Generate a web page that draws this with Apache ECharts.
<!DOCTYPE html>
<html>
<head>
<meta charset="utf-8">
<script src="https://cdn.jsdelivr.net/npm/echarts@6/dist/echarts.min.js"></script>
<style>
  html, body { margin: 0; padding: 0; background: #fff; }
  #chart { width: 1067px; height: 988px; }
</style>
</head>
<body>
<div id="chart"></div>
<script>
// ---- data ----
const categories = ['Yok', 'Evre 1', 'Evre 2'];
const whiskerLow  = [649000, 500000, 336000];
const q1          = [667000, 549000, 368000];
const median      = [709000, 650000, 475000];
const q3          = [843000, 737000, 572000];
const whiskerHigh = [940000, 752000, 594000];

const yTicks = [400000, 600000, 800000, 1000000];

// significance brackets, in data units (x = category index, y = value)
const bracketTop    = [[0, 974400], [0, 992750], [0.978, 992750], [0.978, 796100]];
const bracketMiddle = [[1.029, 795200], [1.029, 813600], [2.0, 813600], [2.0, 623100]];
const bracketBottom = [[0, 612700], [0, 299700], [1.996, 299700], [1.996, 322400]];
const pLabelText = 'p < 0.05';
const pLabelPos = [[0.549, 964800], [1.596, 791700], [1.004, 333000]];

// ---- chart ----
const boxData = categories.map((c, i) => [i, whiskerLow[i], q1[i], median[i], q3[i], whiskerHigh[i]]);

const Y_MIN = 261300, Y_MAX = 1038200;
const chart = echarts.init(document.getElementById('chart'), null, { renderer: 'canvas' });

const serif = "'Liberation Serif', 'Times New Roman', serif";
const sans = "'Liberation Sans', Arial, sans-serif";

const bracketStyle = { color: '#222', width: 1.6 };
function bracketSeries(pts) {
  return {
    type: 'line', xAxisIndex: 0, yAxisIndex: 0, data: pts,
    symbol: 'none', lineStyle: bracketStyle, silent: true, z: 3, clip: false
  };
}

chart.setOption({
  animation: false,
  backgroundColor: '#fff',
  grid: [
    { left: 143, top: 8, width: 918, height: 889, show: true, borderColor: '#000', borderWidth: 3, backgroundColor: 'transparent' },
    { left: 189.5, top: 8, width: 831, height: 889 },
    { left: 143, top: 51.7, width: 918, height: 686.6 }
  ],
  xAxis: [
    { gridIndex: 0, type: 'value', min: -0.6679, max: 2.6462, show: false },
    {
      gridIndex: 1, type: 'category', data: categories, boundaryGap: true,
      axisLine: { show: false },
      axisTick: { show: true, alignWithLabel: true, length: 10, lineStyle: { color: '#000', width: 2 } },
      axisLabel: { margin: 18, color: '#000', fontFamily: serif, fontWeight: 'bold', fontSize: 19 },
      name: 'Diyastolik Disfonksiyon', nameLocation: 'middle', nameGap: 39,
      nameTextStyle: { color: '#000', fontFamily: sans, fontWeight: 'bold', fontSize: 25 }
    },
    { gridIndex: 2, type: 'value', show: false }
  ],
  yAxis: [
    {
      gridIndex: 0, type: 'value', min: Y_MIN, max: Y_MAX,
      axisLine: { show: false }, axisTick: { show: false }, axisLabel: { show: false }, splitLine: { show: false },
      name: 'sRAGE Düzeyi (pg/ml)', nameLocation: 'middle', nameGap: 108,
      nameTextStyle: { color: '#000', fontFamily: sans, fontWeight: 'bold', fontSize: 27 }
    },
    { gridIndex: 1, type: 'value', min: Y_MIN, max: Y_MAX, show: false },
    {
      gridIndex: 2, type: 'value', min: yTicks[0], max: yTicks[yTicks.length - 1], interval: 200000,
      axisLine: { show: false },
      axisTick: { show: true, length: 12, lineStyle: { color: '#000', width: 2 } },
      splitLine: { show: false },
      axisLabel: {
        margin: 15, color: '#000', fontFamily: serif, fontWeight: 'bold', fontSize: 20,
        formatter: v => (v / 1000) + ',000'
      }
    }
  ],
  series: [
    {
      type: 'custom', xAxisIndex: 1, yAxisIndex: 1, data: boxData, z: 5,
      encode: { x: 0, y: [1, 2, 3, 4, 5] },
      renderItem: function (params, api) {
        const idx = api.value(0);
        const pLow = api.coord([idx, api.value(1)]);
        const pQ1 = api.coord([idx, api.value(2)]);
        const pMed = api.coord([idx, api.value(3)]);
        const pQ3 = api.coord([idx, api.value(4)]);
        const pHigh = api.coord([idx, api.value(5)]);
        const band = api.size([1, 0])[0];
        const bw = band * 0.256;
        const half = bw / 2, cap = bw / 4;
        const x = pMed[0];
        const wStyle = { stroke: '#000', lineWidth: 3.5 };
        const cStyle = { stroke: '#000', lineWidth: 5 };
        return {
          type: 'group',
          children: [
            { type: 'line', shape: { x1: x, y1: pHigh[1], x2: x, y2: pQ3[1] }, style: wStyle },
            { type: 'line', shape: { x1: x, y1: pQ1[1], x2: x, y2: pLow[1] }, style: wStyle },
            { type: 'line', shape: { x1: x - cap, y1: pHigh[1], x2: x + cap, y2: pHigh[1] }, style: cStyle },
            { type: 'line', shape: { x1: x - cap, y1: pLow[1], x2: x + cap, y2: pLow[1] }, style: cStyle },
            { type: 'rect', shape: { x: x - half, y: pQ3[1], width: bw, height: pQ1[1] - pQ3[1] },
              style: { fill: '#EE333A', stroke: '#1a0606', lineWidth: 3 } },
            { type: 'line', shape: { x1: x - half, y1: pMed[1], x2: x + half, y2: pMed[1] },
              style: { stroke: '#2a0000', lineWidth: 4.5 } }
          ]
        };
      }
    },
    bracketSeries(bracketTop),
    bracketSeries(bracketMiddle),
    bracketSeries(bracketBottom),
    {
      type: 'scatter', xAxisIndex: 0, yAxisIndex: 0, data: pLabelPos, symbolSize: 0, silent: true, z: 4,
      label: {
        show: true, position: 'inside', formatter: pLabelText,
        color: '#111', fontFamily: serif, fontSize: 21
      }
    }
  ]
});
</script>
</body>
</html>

★ ★ ★ ★

WRITTEN EXERCISE:
Write each line above out exactly.

ANSWER TO THE TASK:
Generate a web page that draws this with Apache ECharts.
<!DOCTYPE html>
<html>
<head>
<meta charset="utf-8">
<script src="https://cdn.jsdelivr.net/npm/echarts@6/dist/echarts.min.js"></script>
<style>
  html, body { margin: 0; padding: 0; background: #fff; }
  #chart { width: 1067px; height: 988px; }
</style>
</head>
<body>
<div id="chart"></div>
<script>
// ---- data ----
const categories = ['Yok', 'Evre 1', 'Evre 2'];
const whiskerLow  = [649000, 500000, 336000];
const q1          = [667000, 549000, 368000];
const median      = [709000, 650000, 475000];
const q3          = [843000, 737000, 572000];
const whiskerHigh = [940000, 752000, 594000];

const yTicks = [400000, 600000, 800000, 1000000];

// significance brackets, in data units (x = category index, y = value)
const bracketTop    = [[0, 974400], [0, 992750], [0.978, 992750], [0.978, 796100]];
const bracketMiddle = [[1.029, 795200], [1.029, 813600], [2.0, 813600], [2.0, 623100]];
const bracketBottom = [[0, 612700], [0, 299700], [1.996, 299700], [1.996, 322400]];
const pLabelText = 'p < 0.05';
const pLabelPos = [[0.549, 964800], [1.596, 791700], [1.004, 333000]];

// ---- chart ----
const boxData = categories.map((c, i) => [i, whiskerLow[i], q1[i], median[i], q3[i], whiskerHigh[i]]);

const Y_MIN = 261300, Y_MAX = 1038200;
const chart = echarts.init(document.getElementById('chart'), null, { renderer: 'canvas' });

const serif = "'Liberation Serif', 'Times New Roman', serif";
const sans = "'Liberation Sans', Arial, sans-serif";

const bracketStyle = { color: '#222', width: 1.6 };
function bracketSeries(pts) {
  return {
    type: 'line', xAxisIndex: 0, yAxisIndex: 0, data: pts,
    symbol: 'none', lineStyle: bracketStyle, silent: true, z: 3, clip: false
  };
}

chart.setOption({
  animation: false,
  backgroundColor: '#fff',
  grid: [
    { left: 143, top: 8, width: 918, height: 889, show: true, borderColor: '#000', borderWidth: 3, backgroundColor: 'transparent' },
    { left: 189.5, top: 8, width: 831, height: 889 },
    { left: 143, top: 51.7, width: 918, height: 686.6 }
  ],
  xAxis: [
    { gridIndex: 0, type: 'value', min: -0.6679, max: 2.6462, show: false },
    {
      gridIndex: 1, type: 'category', data: categories, boundaryGap: true,
      axisLine: { show: false },
      axisTick: { show: true, alignWithLabel: true, length: 10, lineStyle: { color: '#000', width: 2 } },
      axisLabel: { margin: 18, color: '#000', fontFamily: serif, fontWeight: 'bold', fontSize: 19 },
      name: 'Diyastolik Disfonksiyon', nameLocation: 'middle', nameGap: 39,
      nameTextStyle: { color: '#000', fontFamily: sans, fontWeight: 'bold', fontSize: 25 }
    },
    { gridIndex: 2, type: 'value', show: false }
  ],
  yAxis: [
    {
      gridIndex: 0, type: 'value', min: Y_MIN, max: Y_MAX,
      axisLine: { show: false }, axisTick: { show: false }, axisLabel: { show: false }, splitLine: { show: false },
      name: 'sRAGE Düzeyi (pg/ml)', nameLocation: 'middle', nameGap: 108,
      nameTextStyle: { color: '#000', fontFamily: sans, fontWeight: 'bold', fontSize: 27 }
    },
    { gridIndex: 1, type: 'value', min: Y_MIN, max: Y_MAX, show: false },
    {
      gridIndex: 2, type: 'value', min: yTicks[0], max: yTicks[yTicks.length - 1], interval: 200000,
      axisLine: { show: false },
      axisTick: { show: true, length: 12, lineStyle: { color: '#000', width: 2 } },
      splitLine: { show: false },
      axisLabel: {
        margin: 15, color: '#000', fontFamily: serif, fontWeight: 'bold', fontSize: 20,
        formatter: v => (v / 1000) + ',000'
      }
    }
  ],
  series: [
    {
      type: 'custom', xAxisIndex: 1, yAxisIndex: 1, data: boxData, z: 5,
      encode: { x: 0, y: [1, 2, 3, 4, 5] },
      renderItem: function (params, api) {
        const idx = api.value(0);
        const pLow = api.coord([idx, api.value(1)]);
        const pQ1 = api.coord([idx, api.value(2)]);
        const pMed = api.coord([idx, api.value(3)]);
        const pQ3 = api.coord([idx, api.value(4)]);
        const pHigh = api.coord([idx, api.value(5)]);
        const band = api.size([1, 0])[0];
        const bw = band * 0.256;
        const half = bw / 2, cap = bw / 4;
        const x = pMed[0];
        const wStyle = { stroke: '#000', lineWidth: 3.5 };
        const cStyle = { stroke: '#000', lineWidth: 5 };
        return {
          type: 'group',
          children: [
            { type: 'line', shape: { x1: x, y1: pHigh[1], x2: x, y2: pQ3[1] }, style: wStyle },
            { type: 'line', shape: { x1: x, y1: pQ1[1], x2: x, y2: pLow[1] }, style: wStyle },
            { type: 'line', shape: { x1: x - cap, y1: pHigh[1], x2: x + cap, y2: pHigh[1] }, style: cStyle },
            { type: 'line', shape: { x1: x - cap, y1: pLow[1], x2: x + cap, y2: pLow[1] }, style: cStyle },
            { type: 'rect', shape: { x: x - half, y: pQ3[1], width: bw, height: pQ1[1] - pQ3[1] },
              style: { fill: '#EE333A', stroke: '#1a0606', lineWidth: 3 } },
            { type: 'line', shape: { x1: x - half, y1: pMed[1], x2: x + half, y2: pMed[1] },
              style: { stroke: '#2a0000', lineWidth: 4.5 } }
          ]
        };
      }
    },
    bracketSeries(bracketTop),
    bracketSeries(bracketMiddle),
    bracketSeries(bracketBottom),
    {
      type: 'scatter', xAxisIndex: 0, yAxisIndex: 0, data: pLabelPos, symbolSize: 0, silent: true, z: 4,
      label: {
        show: true, position: 'inside', formatter: pLabelText,
        color: '#111', fontFamily: serif, fontSize: 21
      }
    }
  ]
});
</script>
</body>
</html>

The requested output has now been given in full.